On le retrouve en 1981 sous les ordres de Compaoré. Le 4 août 1983, il joue un rôle majeur dans la prise du pouvoir par les révolutionnaires en menant ses troupes jusqu’à Ouagadougou. C’est lui qui annonce à la radio le coup d’État. Il est 22 heures. « Peuple de Haute-Volta, le capitaine Thomas Sankara vous parle... »
Il est de tous les coups « et tire à chaque fois son épingle du jeu », note Philippe Ouédraogo. Est-il « l’homme des basses besognes », comme ses détracteurs aiment à le qualifier ? « Il est très fin, estime un ami d’enfance, un opposant à Blaise Compaoré. Jamais il ne se promènerait un colt à la main dans la rue. Il a peut-être échafaudé des plans, mais je ne crois pas qu’il les ait exécutés lui-même. »
Le 18 septembre 1989, il déjoue une tentative de coup d’État qui - selon la version officielle - aurait été fomentée par Lingani et Zongo, ses deux vieux compagnons d’armes. Lingani lui aurait fait part de leur plan et Diendéré en aurait informé Compaoré avant de procéder aux arrestations des présumés putschistes. Ils seront passés par les armes dans la nuit. Quelques jours plus tard, Diendéré est nommé secrétaire général du comité exécutif du Front populaire - autrement dit numéro deux du régime. Le voilà chargé de la défense et de la sécurité. Il n’a que 30 ans.
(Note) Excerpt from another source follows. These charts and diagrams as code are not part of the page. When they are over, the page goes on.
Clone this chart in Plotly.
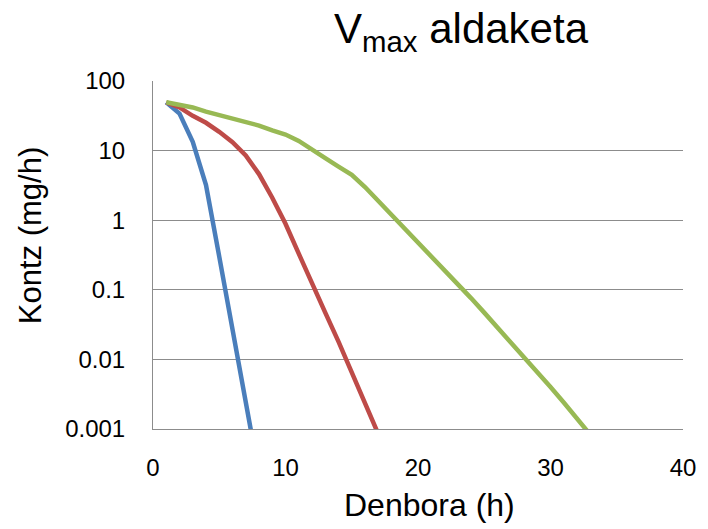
import plotly.graph_objects as go

# Time points (h) and concentrations (mg/h) for the three Vmax cases
t_blue = [1, 2, 3, 4, 5, 6, 7, 8]
c_blue = [49.4, 34.0, 13.4, 3.2, 0.30, 0.028, 0.0025, 0.00022]

t_red = list(range(1, 18))
c_red = [49.4, 41.7, 31.6, 25.1, 18.6, 13.2, 8.5, 4.6, 2.1, 0.89,
         0.33, 0.12, 0.047, 0.018, 0.0066, 0.0024, 0.00085]

t_green = list(range(1, 34))
c_green = [49.4, 45.7, 41.7, 36.3, 32.4, 28.8, 25.7, 22.9, 19.5, 17.0,
           13.8, 10.2, 7.8, 5.9, 4.5, 3.0, 1.9, 1.23, 0.78, 0.49,
           0.31, 0.195, 0.123, 0.076, 0.047, 0.029, 0.018, 0.011, 0.0066, 0.0040,
           0.0024, 0.0014, 0.00083]

y_tickvals = [0.001, 0.01, 0.1, 1, 10, 100]
y_ticktext = ["0.001", "0.01", "0.1", "1", "10", "100"]
x_tickvals = [0, 10, 20, 30, 40]

series = [
    (t_blue, c_blue, "#4A7EBB"),
    (t_red, c_red, "#BE4B48"),
    (t_green, c_green, "#98B954"),
]

fig = go.Figure()
for t, c, col in series:
    fig.add_trace(go.Scatter(x=t, y=c, mode="lines",
                             line=dict(color=col, width=4.5),
                             showlegend=False, hoverinfo="skip"))

font_family = "Liberation Sans, Arial, sans-serif"
grid_col = "#8C8C8C"

fig.update_layout(
    width=708, height=529,
    margin=dict(l=153, r=20, t=81, b=100),
    paper_bgcolor="white", plot_bgcolor="white",
    font=dict(family=font_family, color="black"),
    title=dict(text="V<sub>max</sub> aldaketa",
               font=dict(size=42, family=font_family, color="black"),
               x=461 / 708, xref="container", xanchor="center",
               y=1 - 14 / 529, yref="container", yanchor="top"),
    xaxis=dict(range=[0, 40], tickvals=x_tickvals,
               showgrid=False, zeroline=False,
               showline=True, linecolor=grid_col, linewidth=1,
               ticks="", tickfont=dict(size=24), ticklabelstandoff=17),
    yaxis=dict(type="log", range=[-3, 2],
               tickvals=y_tickvals, ticktext=y_ticktext,
               showgrid=True, gridcolor=grid_col, gridwidth=1,
               zeroline=False,
               showline=True, linecolor=grid_col, linewidth=1,
               ticks="", tickfont=dict(size=24), ticklabelstandoff=22),
    annotations=[
        dict(text="Denbora (h)", xref="paper", yref="paper",
             x=(432 - 153) / 535, y=-(505 - 429) / 348,
             xanchor="center", yanchor="middle", showarrow=False,
             font=dict(size=32)),
        dict(text="Kontz (mg/h)", xref="paper", yref="paper",
             x=-(153 - 29) / 535, y=(429 - 236) / 348,
             xanchor="center", yanchor="middle", showarrow=False,
             textangle=-90, font=dict(size=31)),
    ],
)

fig.write_html("out.html")
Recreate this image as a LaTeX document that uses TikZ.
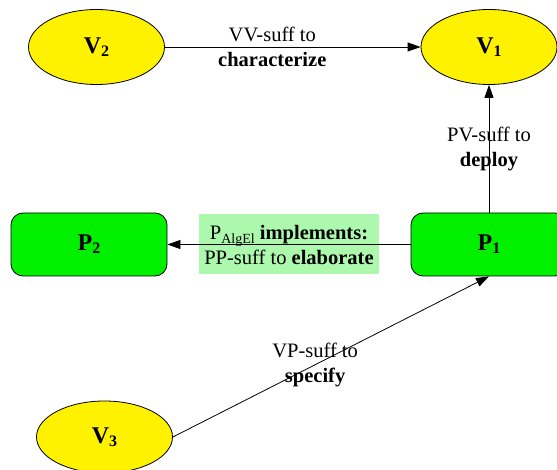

Vingt ans plus tard, Diendéré est resté fidèle à Compaoré. Il a été son homme de confiance sur bien des dossiers. Quand le Libérien Charles Taylor reprenait des forces à Ouaga avant de repartir en guerre, c’est lui qui s’en occupait. Idem pour l’Ivoirien Guillaume Soro au début des années 2000, avant sa fulgurante ascension. Même chose pour le Guinéen Moussa Dadis Camara depuis deux ans. C’est lui aussi qui, selon des témoins cités dans un rapport de l’ONU, a géré le transit à Ouaga d’armes ukrainiennes destinées à la Sierra Leone à la fin des années 1990.
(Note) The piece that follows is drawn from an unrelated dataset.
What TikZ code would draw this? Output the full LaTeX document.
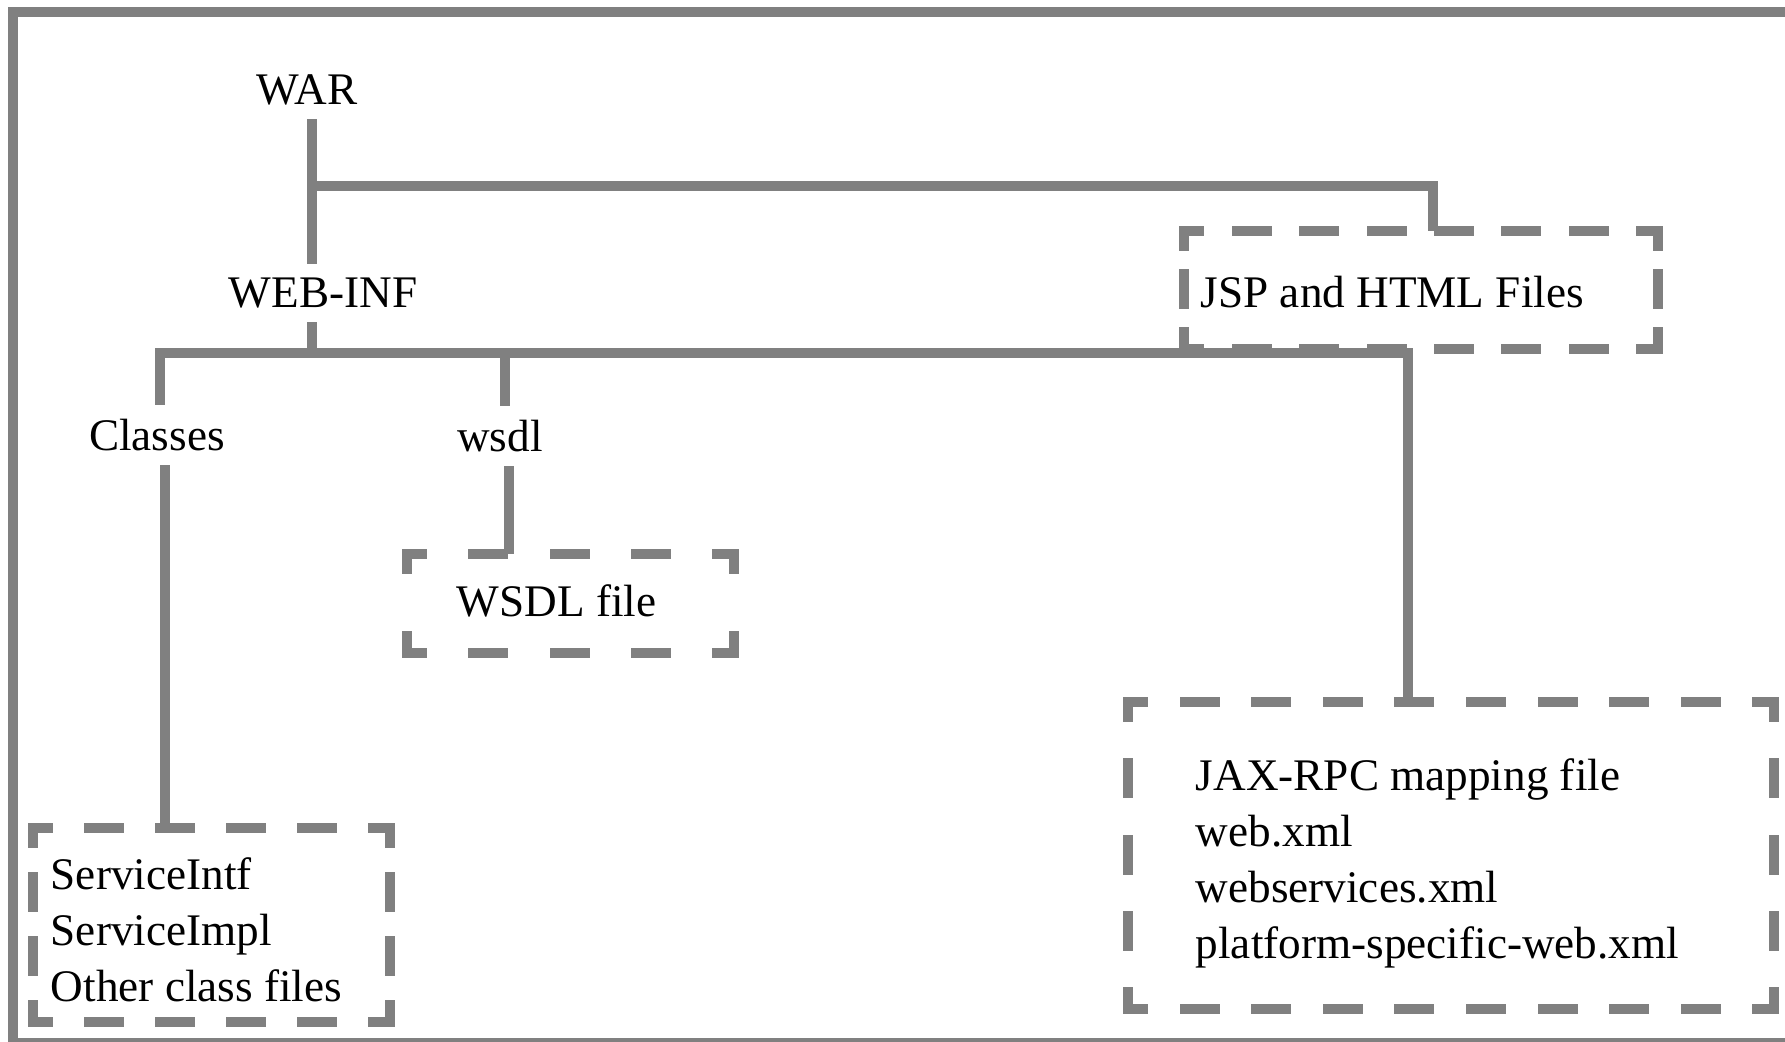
\documentclass[tikz,border=0pt]{standalone}
\usepackage{fontspec}
\setmainfont{Liberation Serif}
\usetikzlibrary{fit,calc}
\definecolor{linegray}{RGB}{128,128,128}
% dashed frame of a file box, each side with its own period
\newcommand\boxsides[3]{%
  \draw[boxside,dash pattern=on 7.5pt off #2pt] (#1.north west) -- (#1.north east);
  \draw[boxside,dash pattern=on 7.5pt off #2pt] (#1.south west) -- (#1.south east);
  \draw[boxside,dash pattern=on 7.5pt off #3pt] (#1.north west) -- (#1.south west);
  \draw[boxside,dash pattern=on 7.5pt off #3pt] (#1.north east) -- (#1.south east);
}

\begin{document}
\begin{tikzpicture}[x=0.25pt,y=-0.25pt,
  link/.style={draw=linegray,line width=2.5pt},
  boxside/.style={draw=linegray,line width=2.5pt,line cap=rect,dash phase=3.75pt},
  filebox/.style={inner sep=0pt},
  dirtext/.style={font=\fontsize{11.3}{14}\selectfont},
  listtext/.style={font=\fontsize{11.3}{14}\selectfont,align=left,inner sep=0pt,anchor=north west}]
  \useasboundingbox (0,0) rectangle (1785,1041);
  \draw[link] (1785,12) -| (13,1043) -- (1785,1043);

  \node[dirtext] (war) at (307,90) {WAR};
  \node[dirtext] (webinf) at (323,293) {WEB-INF};
  \node[dirtext] (classes) at (157,435) {Classes};
  \node[dirtext] (wsdl) at (500,436) {wsdl};

  \node[filebox,fit={(1185,232) (1657,348)}] (jspbox) {};
  \node[dirtext,anchor=west,inner sep=0pt] (jsptext) at (1200,292) {JSP and HTML Files};
  \node[filebox,fit={(408,555) (733,652)}] (wsdlbox) {};
  \node[dirtext,anchor=west,inner sep=0pt] (wsdlfile) at (456,601) {WSDL file};
  \node[filebox,fit={(34,829) (389,1021)}] (classbox) {};
  \node[listtext] (classlist) at (50,857) {ServiceIntf\\ServiceImpl\\Other class files};
  \node[filebox,fit={(1129,703) (1773,1008)}] (jaxbox) {};
  \node[listtext] (jaxlist) at (1195,758)
    {JAX-RPC mapping file\\web.xml\\webservices.xml\\platform-specific-web.xml};

  \boxsides{jspbox}{9.357}{7}
  \boxsides{wsdlbox}{12.81}{16.75}
  \boxsides{classbox}{10.25}{8.5}
  \boxsides{jaxbox}{10.389}{11.5625}

  \coordinate (warjoin) at (312,186);
  \coordinate (jspdrop) at (1433,186);
  \coordinate (webjoin) at (312,353);
  \coordinate (barleft) at (160,353);
  \coordinate (barright) at (1408,353);
  \coordinate (wsdljoin) at (505,353);
  \coordinate (wsdldrop) at (509,500);
  \coordinate (classdrop) at (165,600);

  \draw[link] (war.south -| warjoin) -- (webinf.north -| warjoin);
  \draw[link] (warjoin) -- (jspdrop) -- (jspdrop |- jspbox.north);
  \draw[link] (webinf.south -| webjoin) -- (webjoin);
  \draw[link] (classes.north -| barleft) |- (barright) -- (barright |- jaxbox.north);
  \draw[link] (wsdljoin) -- (wsdljoin |- wsdl.north);
  \draw[link] (wsdl.south -| wsdldrop) -- (wsdldrop |- wsdlbox.north);
  \draw[link] (classes.south -| classdrop) -- (classdrop |- classbox.north);
\end{tikzpicture}
\end{document}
Lui qui, selon les principaux intéressés, s’occupait d’envoyer au Liberia en guerre des mercenaires burkinabè. Lui qui s’est rendu au Tchad, le 1er décembre 1990, le jour même où Hissène Habré fuyait N’Djamena. Lui, enfin, qui fut au coeur de l’affaire David Ouédraogo, ce chauffeur accusé par la femme de François Compaoré, le frère et conseiller de « Blaise », de leur avoir dérobé de l’argent. Ce sont les hommes de Diendéré qui ont arrêté David Ouédraogo et ont tenté de lui extorquer des aveux, avant qu’il ne soit donné pour mort en janvier 1998. Un an plus tard, le journaliste Norbert Zongo, qui a révélé l’affaire, mourra dans l’incendie criminel de sa voiture.
Sale coup
Aujourd’hui, Diendéré suit de près le dossier malien. Il s’est transformé en libérateur d’otages (lire encadré), la nouvelle spécialité du Burkina. Diendéré, c’est un homme de l’ombre, un vrai. « Le pouvoir ne l’intéresse pas », assure un proche. Il y a bien eu des bruits le concernant. Dans les années 1990, certains l’ont soupçonné de fomenter un sale coup. Sa femme, Fatou, l’y aurait poussé. « Fatou », députée et membre du bureau exécutif du Congrès pour la démocratie et le progrès (CDP, au pouvoir), c’est l’exact contraire de Diendéré. Elle pétille, parle fort, aime la politique et ne cache pas ses ambitions. « Si Blaise est là, pourquoi pas mon mari ? » aurait-elle lâché, un jour, en société. Si elle ne refuse pas la lumière, lui la fuit comme la peste. Hormis quelques apparitions dans la presse et de rares décorations, il est invisible. « On ne le voit pas en ville », indique un journaliste. Et lorsqu’on lui parle de faire son portrait, il se braque. « Je ne veux pas. » Pourquoi réveiller les vieux démons ?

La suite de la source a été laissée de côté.